● DIRECTIONS FOR THIS TASK: Data follows below. Repeat exactly the lines between the line holding "Clone this chart in seaborn and matplotlib." and the line holding "import numpy as np", inclusive, and nothing more; drop pictures.

● DATA FOR THIS EXERCISE:
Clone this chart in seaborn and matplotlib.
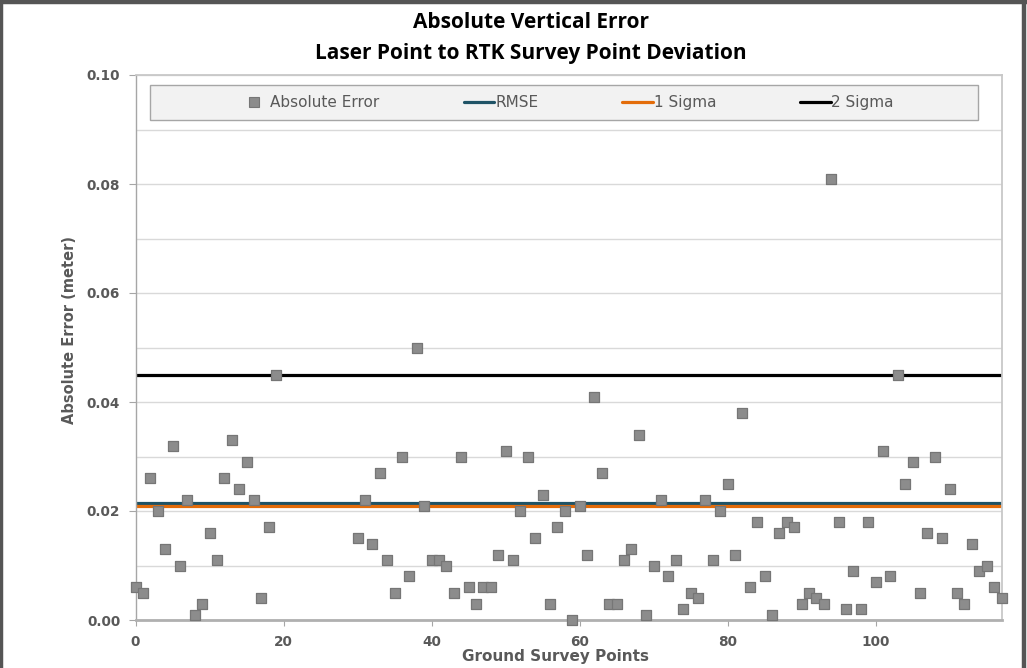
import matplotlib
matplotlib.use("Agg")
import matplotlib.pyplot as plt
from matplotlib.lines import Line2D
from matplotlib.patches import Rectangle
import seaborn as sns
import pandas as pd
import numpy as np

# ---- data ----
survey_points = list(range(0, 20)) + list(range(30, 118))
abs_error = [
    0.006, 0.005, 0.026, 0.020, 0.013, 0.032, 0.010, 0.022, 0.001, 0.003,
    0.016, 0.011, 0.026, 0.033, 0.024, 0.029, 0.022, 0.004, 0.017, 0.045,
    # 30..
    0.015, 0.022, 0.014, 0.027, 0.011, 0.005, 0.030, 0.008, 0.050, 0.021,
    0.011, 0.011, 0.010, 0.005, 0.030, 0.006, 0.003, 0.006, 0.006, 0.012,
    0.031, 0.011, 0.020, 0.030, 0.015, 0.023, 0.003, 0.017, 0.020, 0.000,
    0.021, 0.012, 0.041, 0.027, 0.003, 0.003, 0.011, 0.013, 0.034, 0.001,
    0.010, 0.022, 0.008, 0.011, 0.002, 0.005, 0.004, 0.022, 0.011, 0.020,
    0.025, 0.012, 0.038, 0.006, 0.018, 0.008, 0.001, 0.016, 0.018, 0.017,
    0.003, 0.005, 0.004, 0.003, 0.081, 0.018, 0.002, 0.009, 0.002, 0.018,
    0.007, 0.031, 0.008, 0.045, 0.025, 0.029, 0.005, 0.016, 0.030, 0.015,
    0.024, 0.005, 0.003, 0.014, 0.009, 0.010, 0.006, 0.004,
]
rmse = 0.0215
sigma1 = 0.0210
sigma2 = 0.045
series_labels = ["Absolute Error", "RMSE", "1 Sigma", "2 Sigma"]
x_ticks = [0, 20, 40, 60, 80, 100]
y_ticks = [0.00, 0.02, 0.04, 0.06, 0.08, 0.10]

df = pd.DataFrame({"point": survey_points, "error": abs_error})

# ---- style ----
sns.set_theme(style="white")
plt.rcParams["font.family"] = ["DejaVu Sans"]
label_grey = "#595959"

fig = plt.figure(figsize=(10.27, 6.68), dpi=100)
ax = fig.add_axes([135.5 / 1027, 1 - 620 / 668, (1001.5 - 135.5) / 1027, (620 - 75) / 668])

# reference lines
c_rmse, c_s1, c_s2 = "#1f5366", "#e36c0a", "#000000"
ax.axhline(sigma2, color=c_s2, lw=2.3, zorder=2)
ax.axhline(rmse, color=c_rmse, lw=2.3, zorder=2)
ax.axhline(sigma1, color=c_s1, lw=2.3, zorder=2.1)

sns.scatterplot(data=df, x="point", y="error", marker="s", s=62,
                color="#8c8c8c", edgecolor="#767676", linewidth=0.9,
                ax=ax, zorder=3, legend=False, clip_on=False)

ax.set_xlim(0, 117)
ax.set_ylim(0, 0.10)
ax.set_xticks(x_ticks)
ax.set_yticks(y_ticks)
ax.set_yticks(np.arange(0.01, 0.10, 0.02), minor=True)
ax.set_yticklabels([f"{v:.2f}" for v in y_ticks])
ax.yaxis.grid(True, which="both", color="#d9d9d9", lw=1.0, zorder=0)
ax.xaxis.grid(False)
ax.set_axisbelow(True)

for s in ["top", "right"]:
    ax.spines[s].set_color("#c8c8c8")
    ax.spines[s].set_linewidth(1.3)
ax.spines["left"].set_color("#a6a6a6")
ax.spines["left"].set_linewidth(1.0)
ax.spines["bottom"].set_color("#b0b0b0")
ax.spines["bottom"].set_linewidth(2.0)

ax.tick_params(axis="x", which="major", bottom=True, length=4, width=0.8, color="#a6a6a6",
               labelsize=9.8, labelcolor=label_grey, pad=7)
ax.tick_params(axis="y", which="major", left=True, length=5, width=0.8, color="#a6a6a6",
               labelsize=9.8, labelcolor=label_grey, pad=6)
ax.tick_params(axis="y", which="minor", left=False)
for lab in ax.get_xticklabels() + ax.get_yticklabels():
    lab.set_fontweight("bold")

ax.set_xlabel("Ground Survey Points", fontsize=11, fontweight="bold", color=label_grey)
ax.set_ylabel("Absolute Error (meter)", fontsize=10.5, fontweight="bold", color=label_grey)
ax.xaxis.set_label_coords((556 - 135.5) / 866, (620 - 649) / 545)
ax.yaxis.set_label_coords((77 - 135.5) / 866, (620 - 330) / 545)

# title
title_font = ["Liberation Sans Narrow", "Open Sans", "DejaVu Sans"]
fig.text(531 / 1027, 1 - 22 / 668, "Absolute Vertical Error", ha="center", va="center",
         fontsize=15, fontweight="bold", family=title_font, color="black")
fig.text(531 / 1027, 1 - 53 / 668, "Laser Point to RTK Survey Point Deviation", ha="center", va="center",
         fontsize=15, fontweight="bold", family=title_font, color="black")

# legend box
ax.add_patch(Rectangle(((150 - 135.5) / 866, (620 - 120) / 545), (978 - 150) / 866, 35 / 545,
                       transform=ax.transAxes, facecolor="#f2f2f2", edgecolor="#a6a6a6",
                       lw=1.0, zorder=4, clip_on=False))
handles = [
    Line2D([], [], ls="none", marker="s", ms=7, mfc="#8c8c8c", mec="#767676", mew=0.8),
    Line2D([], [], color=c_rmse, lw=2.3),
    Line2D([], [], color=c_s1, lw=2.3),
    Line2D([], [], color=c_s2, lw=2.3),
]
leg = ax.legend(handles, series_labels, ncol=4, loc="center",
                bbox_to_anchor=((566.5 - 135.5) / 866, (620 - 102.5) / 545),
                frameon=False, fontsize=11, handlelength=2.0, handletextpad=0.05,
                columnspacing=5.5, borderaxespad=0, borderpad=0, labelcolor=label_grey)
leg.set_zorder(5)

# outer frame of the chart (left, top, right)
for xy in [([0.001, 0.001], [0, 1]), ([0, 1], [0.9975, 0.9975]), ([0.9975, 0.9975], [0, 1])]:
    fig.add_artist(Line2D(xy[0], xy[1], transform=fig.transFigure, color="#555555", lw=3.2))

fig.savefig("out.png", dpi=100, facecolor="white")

--

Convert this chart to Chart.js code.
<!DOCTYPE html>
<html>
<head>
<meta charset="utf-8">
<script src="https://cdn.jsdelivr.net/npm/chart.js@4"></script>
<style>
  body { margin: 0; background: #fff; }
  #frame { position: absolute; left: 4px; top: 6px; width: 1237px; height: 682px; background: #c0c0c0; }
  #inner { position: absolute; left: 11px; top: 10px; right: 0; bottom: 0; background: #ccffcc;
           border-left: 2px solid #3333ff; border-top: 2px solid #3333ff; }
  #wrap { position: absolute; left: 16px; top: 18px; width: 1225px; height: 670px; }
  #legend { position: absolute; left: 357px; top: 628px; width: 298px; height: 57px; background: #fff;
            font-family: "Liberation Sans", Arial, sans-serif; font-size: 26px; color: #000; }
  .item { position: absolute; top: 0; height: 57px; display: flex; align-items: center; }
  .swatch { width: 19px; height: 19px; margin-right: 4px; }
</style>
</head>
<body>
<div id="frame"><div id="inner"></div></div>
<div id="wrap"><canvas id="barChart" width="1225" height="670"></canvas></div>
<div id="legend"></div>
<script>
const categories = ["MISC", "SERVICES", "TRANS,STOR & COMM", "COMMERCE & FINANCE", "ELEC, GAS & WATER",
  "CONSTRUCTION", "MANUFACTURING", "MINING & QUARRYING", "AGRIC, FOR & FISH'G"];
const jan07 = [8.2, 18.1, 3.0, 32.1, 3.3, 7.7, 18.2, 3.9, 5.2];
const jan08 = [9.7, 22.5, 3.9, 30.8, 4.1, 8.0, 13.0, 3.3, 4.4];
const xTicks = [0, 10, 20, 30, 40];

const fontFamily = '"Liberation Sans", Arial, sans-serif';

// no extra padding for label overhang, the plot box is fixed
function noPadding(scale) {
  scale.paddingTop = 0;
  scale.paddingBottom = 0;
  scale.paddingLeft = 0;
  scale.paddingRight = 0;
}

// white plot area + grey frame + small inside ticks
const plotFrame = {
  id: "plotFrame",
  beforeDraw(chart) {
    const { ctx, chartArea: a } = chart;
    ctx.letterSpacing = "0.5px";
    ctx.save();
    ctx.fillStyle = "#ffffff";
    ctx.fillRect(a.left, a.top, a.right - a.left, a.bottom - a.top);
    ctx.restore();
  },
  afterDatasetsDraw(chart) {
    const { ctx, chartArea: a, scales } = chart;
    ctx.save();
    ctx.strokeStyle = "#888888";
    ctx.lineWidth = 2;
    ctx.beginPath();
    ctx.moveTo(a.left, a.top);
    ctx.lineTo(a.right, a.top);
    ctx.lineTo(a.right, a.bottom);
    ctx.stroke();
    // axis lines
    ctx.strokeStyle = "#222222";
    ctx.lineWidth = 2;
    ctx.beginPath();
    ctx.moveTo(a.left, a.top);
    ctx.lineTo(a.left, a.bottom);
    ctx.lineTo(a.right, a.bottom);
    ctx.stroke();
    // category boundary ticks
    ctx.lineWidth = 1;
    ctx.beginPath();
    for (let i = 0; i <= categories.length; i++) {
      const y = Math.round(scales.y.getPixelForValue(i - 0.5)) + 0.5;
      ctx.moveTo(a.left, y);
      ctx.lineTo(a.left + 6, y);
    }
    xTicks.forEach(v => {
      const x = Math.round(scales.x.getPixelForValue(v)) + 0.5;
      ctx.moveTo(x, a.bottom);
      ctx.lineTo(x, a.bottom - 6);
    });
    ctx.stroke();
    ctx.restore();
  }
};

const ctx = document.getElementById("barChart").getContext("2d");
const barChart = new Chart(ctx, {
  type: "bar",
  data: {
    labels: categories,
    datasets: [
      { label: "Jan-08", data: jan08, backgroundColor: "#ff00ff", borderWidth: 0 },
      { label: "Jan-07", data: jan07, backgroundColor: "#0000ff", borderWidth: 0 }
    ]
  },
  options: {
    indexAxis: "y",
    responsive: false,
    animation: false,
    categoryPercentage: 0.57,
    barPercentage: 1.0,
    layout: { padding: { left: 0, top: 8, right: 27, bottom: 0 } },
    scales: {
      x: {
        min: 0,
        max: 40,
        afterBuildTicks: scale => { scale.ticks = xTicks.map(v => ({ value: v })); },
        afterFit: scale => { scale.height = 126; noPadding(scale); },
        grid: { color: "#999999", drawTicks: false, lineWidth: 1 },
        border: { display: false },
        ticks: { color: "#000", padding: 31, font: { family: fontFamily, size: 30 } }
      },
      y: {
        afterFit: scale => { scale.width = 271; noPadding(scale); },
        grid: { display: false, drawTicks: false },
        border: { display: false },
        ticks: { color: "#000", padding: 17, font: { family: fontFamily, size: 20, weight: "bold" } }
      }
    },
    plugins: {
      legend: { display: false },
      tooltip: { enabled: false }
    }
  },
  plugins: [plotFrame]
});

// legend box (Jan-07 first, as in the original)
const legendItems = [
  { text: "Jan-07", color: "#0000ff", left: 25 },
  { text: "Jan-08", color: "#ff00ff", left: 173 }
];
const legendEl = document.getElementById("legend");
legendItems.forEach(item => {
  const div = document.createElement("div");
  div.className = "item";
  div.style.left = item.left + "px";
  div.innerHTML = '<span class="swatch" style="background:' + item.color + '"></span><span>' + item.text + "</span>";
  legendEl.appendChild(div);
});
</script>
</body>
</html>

● WRITTEN SOLUTION:
Clone this chart in seaborn and matplotlib.
import matplotlib
matplotlib.use("Agg")
import matplotlib.pyplot as plt
from matplotlib.lines import Line2D
from matplotlib.patches import Rectangle
import seaborn as sns
import pandas as pd
import numpy as np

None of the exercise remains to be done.